In the first part of our series on ARM, we mentioned that with every major microprocess design ARM tries to choose 3 licensees to get early access to technology. It's very clear that Samsung was among the early three to get ahold of Cortex A15 IP. Samsung was first on the mobile market with a Cortex A15 based SoC: the Exynos 5250 (aka Exynos 5 Dual). Featuring two cores running at up to 1.7GHz paired with an ARM Mali-T604 GPU, we first met the Exynos 5250 in Samsung's own Chromebook XE303 last October.

The next logical step would be a quad-core version, which we sort of got with the Exynos 5410 - or as it's more commonly known: Exynos 5 Octa. This part features four ARM Cortex A15 cores running at up to 1.6GHz and four ARM Cortex A7 cores running at up to 1.2GHz in a configuration ARM calls big.LITTLE. The specific implementation of big.LITTLE on Exynos 5410 is known as Cluster Migration; either the four Cortex A15 cores or four Cortex A7 cores can be active, but not both and not an arbitrary combination of cores from each island. They're either all on or all off. This is by far the easiest to implement from a software perspective, but is obviously the less interesting option from a heterogeneous SMP perspective. I'll  be talking more about this in an upcoming ARM piece.
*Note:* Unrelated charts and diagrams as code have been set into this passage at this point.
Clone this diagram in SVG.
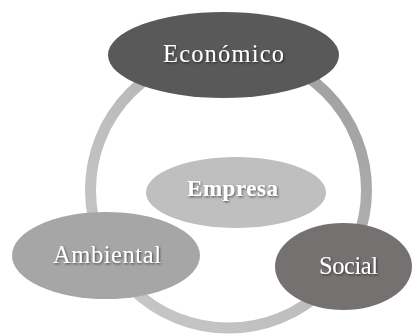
<svg xmlns="http://www.w3.org/2000/svg" width="413" height="335" viewBox="0 0 413 335">
<defs>
<linearGradient id="ringGrad" x1="1" y1="0" x2="0" y2="1">
<stop offset="0" stop-color="#9a9a9a"/>
<stop offset="0.55" stop-color="#bdbdbd"/>
<stop offset="1" stop-color="#c9c9c9"/>
</linearGradient>
<filter id="ts" x="-10%" y="-30%" width="130%" height="160%">
<feDropShadow dx="1" dy="1.2" stdDeviation="0.8" flood-color="#000" flood-opacity="0.55"/>
</filter>
</defs>
<style>
.lbl{font-family:"Liberation Serif","Times New Roman",serif;font-size:24.5px;fill:#ffffff;text-anchor:middle;filter:url(#ts)}
.bold{font-weight:bold;font-size:23px}
</style>
<rect width="413" height="335" fill="#ffffff"/>
<g id="connectors">
<circle cx="228.5" cy="190" r="138" fill="none" stroke="url(#ringGrad)" stroke-width="11"/>
</g>
<g id="empresa">
<ellipse cx="236" cy="192.5" rx="90" ry="35.5" fill="#bfbfbf"/>
<text class="lbl bold" x="232.5" y="195.5" textLength="91" lengthAdjust="spacing">Empresa</text>
</g>
<g id="economico">
<ellipse cx="223.5" cy="55" rx="115.5" ry="43" fill="#595959"/>
<text class="lbl" x="223.5" y="62" textLength="121" lengthAdjust="spacing">Económico</text>
</g>
<g id="ambiental">
<ellipse cx="106" cy="255.5" rx="94" ry="43.5" fill="#a6a6a6"/>
<text class="lbl" x="107" y="263" textLength="108" lengthAdjust="spacing">Ambiental</text>
</g>
<g id="social">
<ellipse cx="343.5" cy="266.5" rx="68.5" ry="43.5" fill="#767171"/>
<text class="lbl" x="348.5" y="273.5" textLength="59" lengthAdjust="spacing">Social</text>
</g>
</svg>
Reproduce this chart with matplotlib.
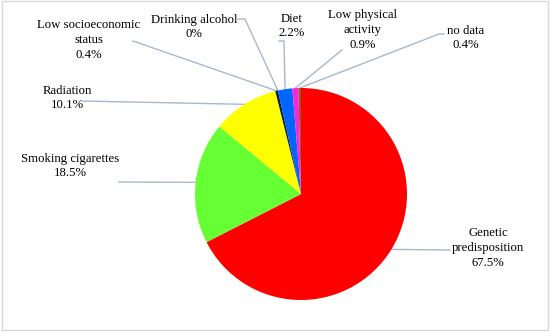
import numpy as np
import matplotlib
matplotlib.use("Agg")
import matplotlib.pyplot as plt
from matplotlib.patches import Rectangle

categories = ["Genetic\npredisposition", "Smoking cigarettes", "Radiation",
              "Low socioeconomic\nstatus", "Drinking alcohol", "Diet",
              "Low physical\nactivity", "no data"]
values = [67.5, 18.5, 10.1, 0.4, 0.0, 2.2, 0.9, 0.4]
value_labels = ["67.5%", "18.5%", "10.1%", "0.4%", "0%", "2.2%", "0.9%", "0.4%"]
colors = ["#FF0000", "#66FF33", "#FFFF00", "#0A1A3A", "#9999CC", "#0066FF", "#FF22DD", "#A0522D"]

W, H = 550, 332
fig = plt.figure(figsize=(W / 100, H / 100), dpi=100)
ax = fig.add_axes([0, 0, 1, 1])
ax.set_xlim(0, W)
ax.set_ylim(0, H)
ax.set_aspect("equal")
ax.axis("off")

def Y(y):
    return H - y

cx, cy, r = 301, 194, 106
ax.pie(values, colors=colors, startangle=90, counterclock=False,
       center=(cx, Y(cy)), radius=r, wedgeprops=dict(linewidth=0),
       frame=True)
ax.set_xlim(0, W)
ax.set_ylim(0, H)
ax.axis("off")

# label centres (pixel coords) and leader-line anchor points (layout)
label_pos = [(488, 248), (70, 166), (67, 98), (89, 40), (194, 27), (292, 26), (363, 30), (466, 38)]
anchors = [
    [(450, 250)],
    [(119, 182)],
    [(82, 101)],
    [(133, 41)],
    [(238, 19), (245, 19)],
    [(279, 41), (284, 41)],
    [(342, 50)],
    [(444, 34), (439, 34)],
]

total = sum(values)
cum = 0.0
line_color = "#A8B8CC"
for i, v in enumerate(values):
    mid = cum + v / 2
    cum += v
    ang = np.deg2rad(90 - 360 * mid / total)
    ex, ey = cx + r * np.cos(ang), Y(cy) + r * np.sin(ang)
    pts = [(x, Y(y)) for x, y in anchors[i]] + [(ex, ey)]
    xs, ys = zip(*pts)
    ax.plot(xs, ys, color=line_color, lw=1.0, zorder=0.5)
    lx, ly = label_pos[i]
    ax.text(lx, Y(ly), categories[i] + "\n" + value_labels[i], ha="center", va="center",
            fontsize=9.2, family="Liberation Serif", linespacing=1.3, color="#000000")

fig.patches.append(Rectangle((0.003, 0.006), 0.994, 0.99, transform=fig.transFigure,
                             fill=False, edgecolor="#D9D9D9", lw=1.0))
fig.savefig("out.png", dpi=100)
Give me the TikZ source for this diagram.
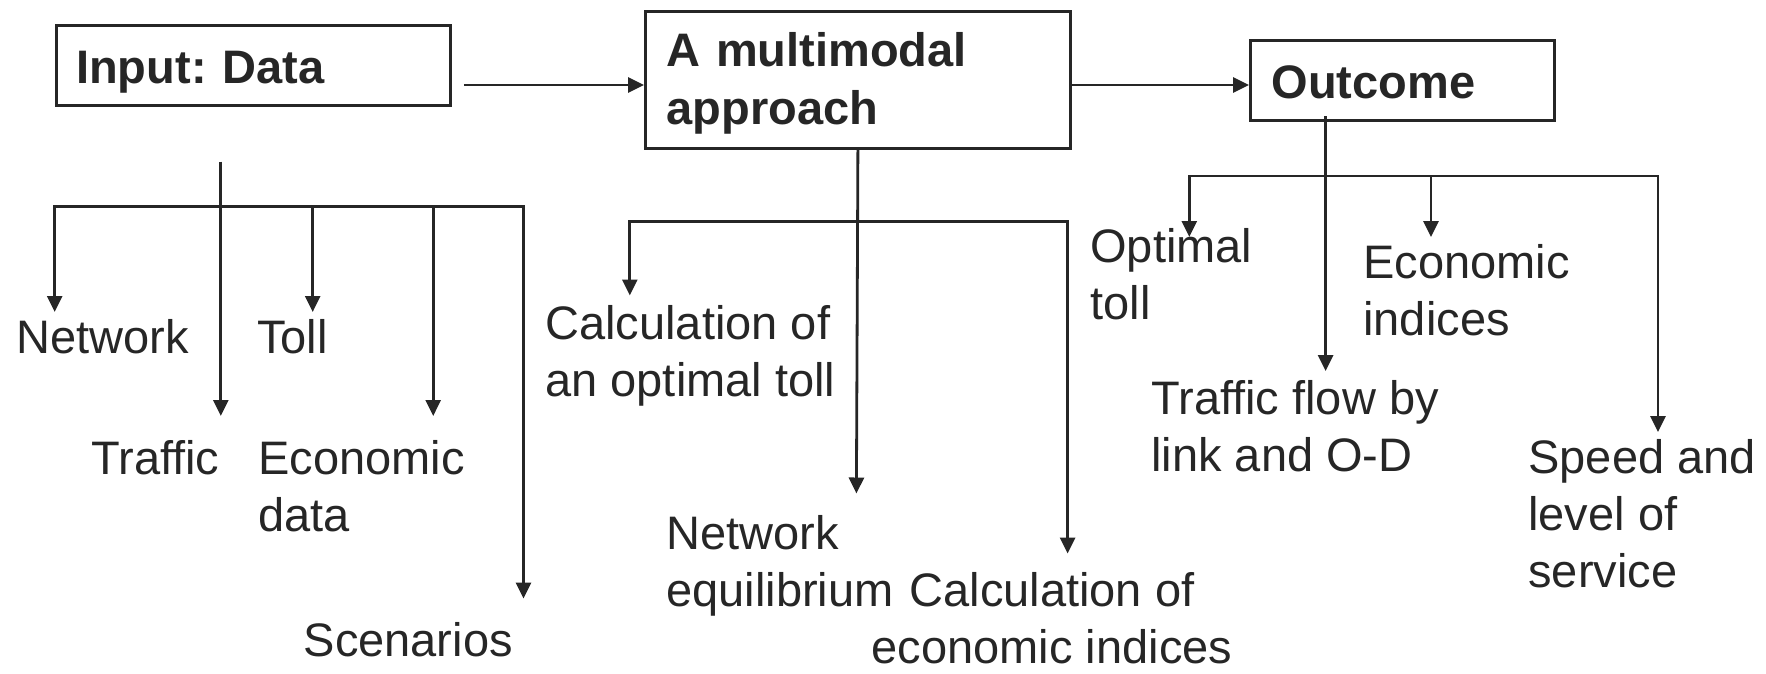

On the graphics front, Samsung moved to Imagination Technologies for the Exynos 5410 - implementing a PowerVR SGX 544MP3 setup. The Exynos 5410 saw limited use, appearing in some international versions of the Galaxy S 4 and nothing else. Part of the problem with the design was a broken implementation of the CCI-400 coherent bus interface that connect the two CPU islands to the rest of the SoC. In the case of the 5410, the bus was functional but coherency was broken and manually disabled on the Galaxy S 4. The implications are serious from a power consumption (and performance) standpoint. With all caches being flushed out to main memory upon a switch between CPU islands. Neither ARM nor Samsung LSI will talk about the bug publicly, and Samsung didn't fess up to the problem at first either - leaving end users to discover it on their own. 

Last week Samsung teased a new, improved Exynos 5 Octa - the Exynos 5420. Today we got the first details of the new SoC. The base CPU architecture remains unchanged. Samsung outfitted the Exynos 5420 with four A15s and four A7s, presumably in the same Cluster Migration big.LITTLE configuration. Clock speeds on both clusters are a bit higher now, 1.8GHz is the top speed for the Cortex A15 cores while 1.3GHz is where the A7s top out. Note that on the Cortex A15 side this exceeds where even ARM recommends clocking Cortex A15 for smartphones as far as power efficiency is concerned, but it should be fine for tablets. There's no word on whether or not the CCI-400 bug has been fixed, but I can only assume that it has been otherwise it'd be senseless to do another Exynos 5 Octa release this close to the original. Update: It looks like the CCI bug has been fixed.

For the GPU Samsung switches back to ARM, this time using the Mali-T628 GPU in a 6-core configuration. Mali-T628 is actually a second generation implementation of ARM's Midgard GPU architecture first demonstrated with the T604. The second generation brings higher IPC and higher clocks in the same physical area as the first-gen cores, the combination of the two results in up to a 50% increase in performance. The T604 was a four-core implementation, so we should see another 50% on top of that with the move to 6-cores in the 5420. A six-core configuration is a bit odd in that we've never seen one before, but the T628 is scalable from 4 - 8 cores so it's a valid config.

On the memory interface front the Exynos 5420 retains a dual-channel LPDDR3 interface (2 x 32-bit) with support for up to 1866MHz memory, resulting in peak theoretical memory bandwidth of 14.9GBps. 

The biggest question about the new Exynos 5420 is whether or not the cache coherency issues have been worked out. The solution remains a bit on the large side for most price sensitive tablets, but it could make for an interesting use case in a higher-end tablet. In smartphones I'm still not sold on the idea of having four Cortex A15s running at up to 1.8GHz. Although big.LITTLE is one answer to the problem of getting the best of both worlds (low power and high performance), Qualcomm seems to have a pretty good solution with its Krait 300/400 cores. If Samsung were to enable one of the more interesting big.LITTLE scheduling models in its products however (e.g. big.LITTLE MP, all cores visible at once, intelligent scheduling based on perf needs) I'd be more interested.